Импрессионизм же как раз исповедует (быть может, невольно) выпадение из вечности, ибо гоняется за тем, что исчезает бесследно, ибо абсолютизирует зыбкость бытия. Борисову-Мусатову неизбежно было разойтись с тем, что представлялось пока столь новым и необыкновенным.
Надо искать новое, свое слово в искусстве. Пройдёт время — импрессионизм будет преодолен в сознании и в художественной практике. Но «несостоятельность» собственная, осознанная вдруг с тоскою, гнетёт душу. Нужно набраться новых сил — где? Не в Училище же — с ним пришла пора расставаться.
Напоследок подал Борисов-Мусатов прошение — о присвоении звания учителя рисования в гимназии. Отказали, разумеется. Вот где Савицкий, без сомнения, руку приложил. Верного куска хлеба лишили. Так и определилась окончательно судьба: свободное художество. Свобода — хорошо. Да вот денег за неё никто не платит.
Свободу же нужно оплачивать — страданиями и трудом. Художнику же, чтобы иметь право на свободу, должно владеть мастерством вполне. Опять всё та же банальная истина. И повторять её приходится только потому, что наш герой все ещё не чувствует себя готовым к чистому творчеству. Сознавалась необходимость учиться дальше.

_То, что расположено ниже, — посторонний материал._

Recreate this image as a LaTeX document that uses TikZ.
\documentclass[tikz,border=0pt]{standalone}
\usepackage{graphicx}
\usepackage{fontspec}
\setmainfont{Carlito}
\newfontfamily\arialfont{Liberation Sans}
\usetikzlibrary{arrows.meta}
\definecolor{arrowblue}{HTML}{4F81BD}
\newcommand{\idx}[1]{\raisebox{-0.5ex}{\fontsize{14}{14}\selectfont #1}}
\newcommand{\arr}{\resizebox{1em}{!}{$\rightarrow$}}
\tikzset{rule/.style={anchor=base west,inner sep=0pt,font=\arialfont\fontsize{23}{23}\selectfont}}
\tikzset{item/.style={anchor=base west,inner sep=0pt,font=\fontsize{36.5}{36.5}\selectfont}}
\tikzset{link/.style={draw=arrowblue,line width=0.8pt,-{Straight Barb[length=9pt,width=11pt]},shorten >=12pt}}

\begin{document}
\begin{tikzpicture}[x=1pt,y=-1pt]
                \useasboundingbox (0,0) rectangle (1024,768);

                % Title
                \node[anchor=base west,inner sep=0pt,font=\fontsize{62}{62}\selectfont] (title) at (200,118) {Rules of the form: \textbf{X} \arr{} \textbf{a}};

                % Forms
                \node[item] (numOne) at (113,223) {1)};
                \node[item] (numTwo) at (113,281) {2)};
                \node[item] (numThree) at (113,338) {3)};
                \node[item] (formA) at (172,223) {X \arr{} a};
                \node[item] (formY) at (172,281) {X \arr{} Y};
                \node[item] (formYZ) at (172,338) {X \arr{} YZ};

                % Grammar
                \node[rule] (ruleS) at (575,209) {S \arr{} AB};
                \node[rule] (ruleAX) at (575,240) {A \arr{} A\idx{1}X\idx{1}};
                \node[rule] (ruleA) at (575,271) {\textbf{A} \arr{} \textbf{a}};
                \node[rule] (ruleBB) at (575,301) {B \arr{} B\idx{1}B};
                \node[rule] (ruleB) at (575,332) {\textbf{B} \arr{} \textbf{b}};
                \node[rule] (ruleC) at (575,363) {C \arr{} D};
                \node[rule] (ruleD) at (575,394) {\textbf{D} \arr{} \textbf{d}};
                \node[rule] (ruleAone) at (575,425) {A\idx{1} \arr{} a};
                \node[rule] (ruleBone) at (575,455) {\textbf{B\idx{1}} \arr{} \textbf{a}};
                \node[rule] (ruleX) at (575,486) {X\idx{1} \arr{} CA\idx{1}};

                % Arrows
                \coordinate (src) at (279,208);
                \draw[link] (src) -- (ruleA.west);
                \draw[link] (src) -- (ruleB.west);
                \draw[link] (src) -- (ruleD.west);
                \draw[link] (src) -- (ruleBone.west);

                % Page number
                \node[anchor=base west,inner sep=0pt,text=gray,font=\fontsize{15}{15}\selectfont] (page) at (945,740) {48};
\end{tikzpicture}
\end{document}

Но где?
Когда человеку начинает вдруг казаться, будто дома нет для него чего-то важного и необходимого, его влечёт неизвестное. «Нас инстинктивно тянуло уйти от отсталости российской художественной жизни, избавиться от нашего провинциализма и приобщиться к культурному Западу, к чисто художественным исканиям», — писал А.Бенуа, имея в виду как раз то самое время, к которому мы пытаемся теперь прикоснуться мыслью и воображением. Художников тянуло на Запад — и многих. Многие вскоре там и оказались, в том числе и сам Бенуа. Так что ход рассуждений Борисова-Мусатова был весьма ординарен: в России учиться уже нечему, настала пора отправляться в Европу.